Berkshire, meanwhile, held about 514 million shares of Bank of America at the end of March, a 7% stake worth about $32 billion assuming no change since then.
That would make it the No. 4 holding in Berkshire's $300 billion-plus equity portfolio behind Apple, American Express and Coca-Cola.
Unfortunately for its shareholders, Berkshire cut its holding in Bank of America in half over the past two years, probably at the direction of chairman Warren Buffett. Berkshire owned over a billion shares in mid 2024.
Berkshire at least holds a chunk of its original Bank of America stake. It fully unloaded big interests in JP Morgan, Wells Fargo and Goldman Sachs, mostly in 2020 and 2021, and probably left almost $50 billion in potential profits on the table given the surge in their stock prices since then. Berkshire sold its Goldman stake — some 18 million shares — at close to $200 a share, against the current price of about $1,055.
Berkshire is sitting on big profits on most of its Bank of America stake since it got about 70% of its peak holdings of about a billion shares from warrants — a long-term call option — for 700 million shares that it received when it invested $5 billion in a 6% preferred stock issue from the bank in 2011.

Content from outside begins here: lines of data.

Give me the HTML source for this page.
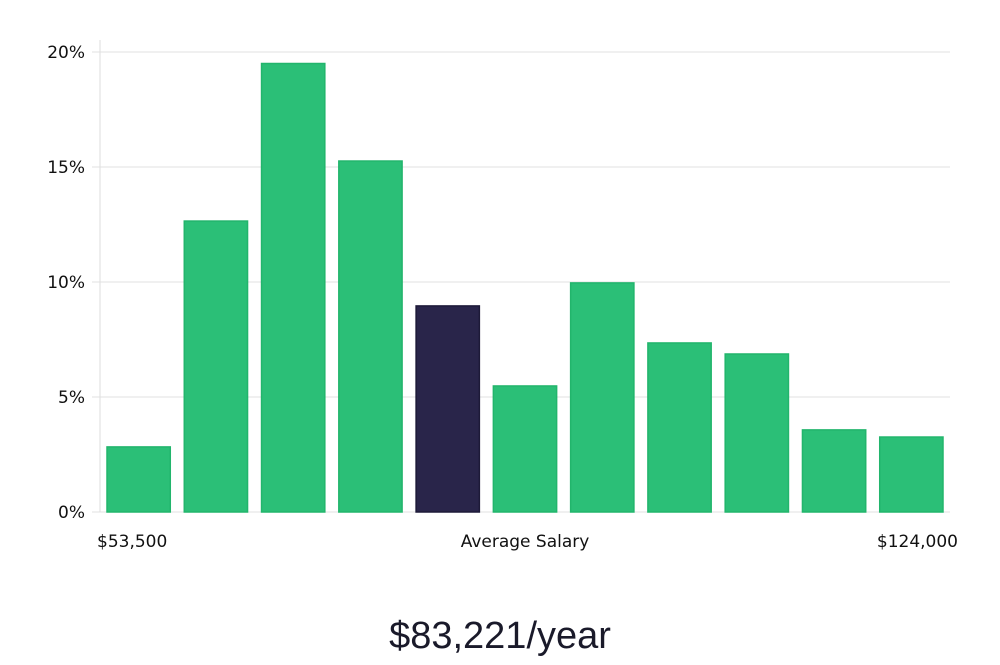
<!DOCTYPE html>
<html><head><meta charset="utf-8"><style>
body{margin:0;background:#fff;width:1000px;height:660px;overflow:hidden}
svg text{font-family:"DejaVu Sans","Liberation Sans",sans-serif}
</style></head><body>
<svg id="chart" width="1000" height="660" xmlns="http://www.w3.org/2000/svg">
<g id="grid"></g><g id="bars"></g><g id="labels"></g>
<text x="500" y="648" text-anchor="middle" font-size="38" fill="#1a1a2a" style="font-family:'Liberation Sans',sans-serif;font-weight:300">$83,221/year</text>
</svg>
<script>
const categories=["b1","b2","b3","b4","b5","b6","b7","b8","b9","b10","b11"];
const values=[2.83,12.65,19.5,15.26,8.96,5.48,9.96,7.35,6.87,3.57,3.26];
const highlight=[false,false,false,false,true,false,false,false,false,false,false];
const yTicks=[0,5,10,15,20];
const yTickLabels=["0%","5%","10%","15%","20%"];
const xLabels=["$53,500","Average Salary","$124,000"];
const NS="http://www.w3.org/2000/svg";
const x0=100,x1=950,y0=512,y1=52,yMax=20;
const y=v=>y0-(v/yMax)*(y0-y1);
const slot=(x1-x0)/categories.length;
const x=i=>x0+i*slot;
function mk(t,a,p){const e=document.createElementNS(NS,t);for(const k in a)e.setAttribute(k,a[k]);p.appendChild(e);return e;}
const grid=document.getElementById('grid'),bars=document.getElementById('bars'),labels=document.getElementById('labels');
const ax=mk('line',{x1:x0,x2:x0,y1:40,y2:y0,stroke:'#ddd'},grid);


yTicks.forEach((t,i)=>{
  const l=mk('line',{x1:x0-8,x2:x1,y1:y(t),y2:y(t),stroke:'#e0e0e0'},grid);
  
  
  const tx=mk('text',{x:85,y:y(t)+6,'text-anchor':'end','font-size':17,fill:'#111'},labels);
  tx.textContent=yTickLabels[i];
  
  
});
values.forEach((v,i)=>{
  const r=mk('rect',{x:x(i)+7,y:y(v),width:slot-14,height:y0-y(v),fill:highlight[i]?'#29254a':'#2bbf77',stroke:highlight[i]?'#1d1a38':'#22b56c','stroke-width':1.5},bars);
  
  
});
const xl=[[97,'start'],[525,'middle'],[958,'end']];
xLabels.forEach((s,i)=>{
  const t=mk('text',{x:xl[i][0],y:547,'text-anchor':xl[i][1],'font-size':17,fill:'#111'},labels);
  t.textContent=s;
  
  
});
</script>
</body></html>
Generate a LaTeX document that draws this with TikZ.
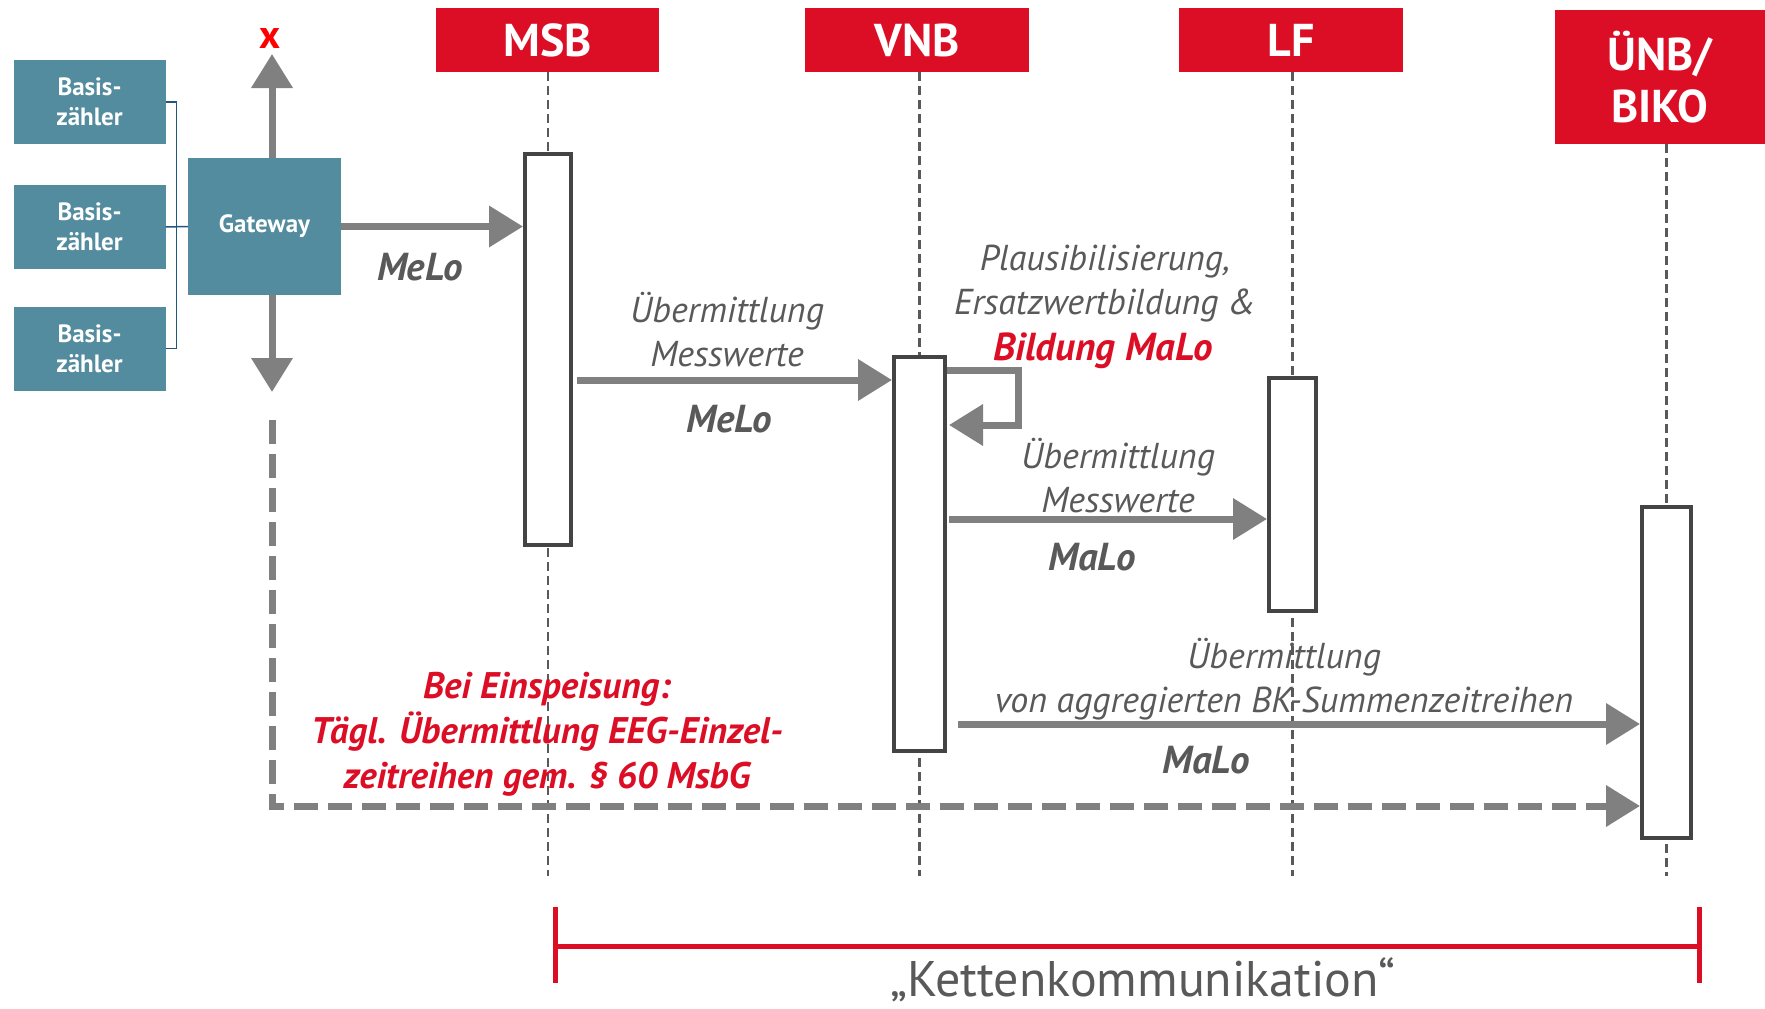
\documentclass[tikz,border=0pt]{standalone}
\usepackage{fontspec}
\setmainfont{PT Sans}
\usetikzlibrary{arrows.meta,calc}
\definecolor{hdrred}{RGB}{220,14,37}
\definecolor{tealbox}{RGB}{83,140,158}
\definecolor{arrgray}{RGB}{128,128,128}
\definecolor{txtgray}{RGB}{89,89,89}
\definecolor{boxgray}{RGB}{68,68,68}
\definecolor{bracketblue}{RGB}{31,86,130}
\definecolor{xred}{RGB}{255,0,0}
\tikzset{
  hdr/.style={fill=hdrred, text=white, font=\fontsize{46}{52}\selectfont\bfseries, inner sep=0pt, align=center},
  actbox/.style={draw=boxgray, line width=4pt, fill=white, inner sep=0pt},
  basis/.style={fill=tealbox, text=white, font=\fontsize{25}{30}\selectfont\bfseries, align=center, inner sep=0pt, minimum width=152pt, minimum height=84pt},
  garrow/.style={draw=arrgray, line width=7pt, -{Triangle[length=34pt,width=40pt]}},
  lifeline/.style={draw=txtgray, line width=2.5pt, dash pattern=on 9pt off 5pt},
  lbl/.style={text=txtgray, font=\fontsize{36}{44}\selectfont\itshape, align=center, inner sep=0pt},
  lblb/.style={text=txtgray, font=\fontsize{39}{44}\selectfont\bfseries\itshape, inner sep=0pt},
  redlbl/.style={text=hdrred, font=\fontsize{37}{45}\selectfont\bfseries\itshape, align=center, inner sep=0pt},
  bracketline/.style={draw=bracketblue, line width=1.5pt},
  redbracket/.style={draw=hdrred, line width=5pt}
}
\begin{document}
\begin{tikzpicture}[x=1pt,y=-1pt]
\useasboundingbox (0,0) rectangle (1765,1009);
% headers
\node[hdr, minimum width=223pt, minimum height=64pt] (msb) at (547.5,40) {MSB};
\node[hdr, minimum width=224pt, minimum height=64pt] (vnb) at (917,40) {VNB};
\node[hdr, minimum width=224pt, minimum height=64pt] (lf) at (1291,40) {LF};
\node[hdr, minimum width=210pt, minimum height=134pt] (unb) at (1660,77) {ÜNB/\\BIKO};
% lifeline ends
\coordinate (endmsb) at (548,876);
\coordinate (endvnb) at (919.5,876);
\coordinate (endlf) at (1292.5,876);
\coordinate (endunb) at (1666.5,876);
\draw[lifeline] (msb.south -| endmsb) -- (endmsb);
\draw[lifeline] (vnb.south -| endvnb) -- (endvnb);
\draw[lifeline] (lf.south -| endlf) -- (endlf);
\draw[lifeline] (unb.south -| endunb) -- (endunb);
% activation boxes
\node[actbox, minimum width=46pt, minimum height=391pt] (actmsb) at (548,349.5) {};
\node[actbox, minimum width=51pt, minimum height=394pt] (actvnb) at (919.5,554) {};
\node[actbox, minimum width=47pt, minimum height=233pt] (actlf) at (1292.5,494.5) {};
\node[actbox, minimum width=49pt, minimum height=331pt] (actunb) at (1666.5,672.5) {};
% basis meters and gateway
\node[basis] (b1) at (89.5,102) {Basis-\\zähler};
\node[basis] (b2) at (89.5,227) {Basis-\\zähler};
\node[basis] (b3) at (89.5,348.5) {Basis-\\zähler};
\node[basis, minimum width=153pt, minimum height=137pt] (gw) at (264.5,226.5) {Gateway};
\coordinate (brk) at (176.5,0);
\draw[bracketline] (b1.east) -- (b1.east -| brk) -- (b3.east -| brk) -- (b3.east);
\draw[bracketline] (b2.east) -- (gw.west);
% gateway arrows
\coordinate (gwtop) at (272,158);
\coordinate (gwbot) at (272,295);
\coordinate (xtip) at (272,54);
\coordinate (btip) at (272,392);
\node[text=xred, font=\fontsize{40}{40}\selectfont\bfseries, inner sep=0pt] (xmark) at (270,38) {x};
\draw[garrow] (gwtop) -- (xtip);
\draw[garrow] (gwbot) -- (btip);
\draw[garrow] (gw.east) -- (gw.east -| actmsb.west);
\node[lblb] (melo1) at (420,267) {MeLo};
% MSB -> VNB
\coordinate (y1) at (0,380);
\draw[garrow] ($(actmsb.east |- y1)+(4,0)$) -- (actvnb.west |- y1);
\node[lbl] (t1) at (727,330) {Übermittlung\\Messwerte};
\node[lblb] (melo2) at (729,419) {MeLo};
% self loop
\coordinate (ls) at (0,370);
\coordinate (le) at (0,425);
\coordinate (lx) at (1018,0);
\draw[garrow] (actvnb.east |- ls) -- (lx |- ls) -- (lx |- le) -- ($(actvnb.east |- le)+(2,0)$);
\node[lbl] (t2) at (1105,284) {Plausibilisierung,\\Ersatzwertbildung \&};
\node[redlbl, font=\fontsize{39}{44}\selectfont\bfseries\itshape] (t2b) at (1103,351) {Bildung MaLo};
% VNB -> LF
\coordinate (y2) at (0,519);
\draw[garrow] ($(actvnb.east |- y2)+(2,0)$) -- (actlf.west |- y2);
\node[lbl] (t3) at (1118,476) {Übermittlung\\Messwerte};
\node[lblb] (malo1) at (1092,557) {MaLo};
% VNB -> UNB
\coordinate (y3) at (0,724);
\draw[garrow] ($(actvnb.east |- y3)+(11,0)$) -- (actunb.west |- y3);
\node[lbl] (t4) at (1284,679) {Übermittlung\\von aggregierten BK-Summenzeitreihen};
\node[lblb] (malo2) at (1206,760) {MaLo};
% dashed feed-in
\coordinate (ds) at (272,420);
\coordinate (dc) at (272,806);
\draw[garrow, dash pattern=on 24pt off 10pt] (ds) -- (dc) -- (actunb.west |- dc);
\node[redlbl] (t5) at (547,734) {Bei Einspeisung:\\Tägl. Übermittlung EEG-Einzel-\\zeitreihen gem. § 60 MsbG};
% chain bracket
\coordinate (kl) at (555,946);
\coordinate (kr) at (1699,946);
\draw[redbracket] (kl) -- (kr);
\draw[redbracket] ($(kl)+(0,-39)$) -- ($(kl)+(0,37)$);
\draw[redbracket] ($(kr)+(0,-39)$) -- ($(kr)+(0,37)$);
\node[text=txtgray, font=\fontsize{50}{50}\selectfont, inner sep=0pt, anchor=base] (kk) at (1143,996) {„Kettenkommunikation“};
\end{tikzpicture}
\end{document}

Bank of America CEO Brian Moynihan then was looking to shore up the bank's balance sheet and get the Buffett imprimatur. Bank of America's stock then traded poorly around $7, little more than half its tangible book value. The portion of the Berkshire stake derived from the warrants has risen more than eightfold in value. The rest of it has probably doubled.
Barron's wrote at the time in 2011 that "the allure of the Bank of America deal fo r Berkshire isn't the preferred stock but the cheap warrants." We were right since Berkshire exercised the warrants for a roughly 7% holding, paying $5 billion, or about $7 a share. Moynihan got the Buffett endorsement but it proved costly to the bank.
Barron's wrote in 2024 that Berkshire might stop selling Bank of America stock when it got down to 700 million shares — the original stake — given adverse tax consequences from selling low cost-basis stock. But Berkshire continued to sell, although it seems content to hold about 500 million shares. Berkshire got a price in the $40s for most of the Bank of America stock that it has sold in the past two years, meaning it has left money on the table.
Most of Berkshire's equity sales since 2020 — notably a roughly 80% reduction in its Apple stake to about 228 million shares — haven't been well timed given the extended bull market. Apple shares, which finished Monday at $312, probably are more than 50% above the average price that Berkshire received for selling down its stake, Barron's estimates.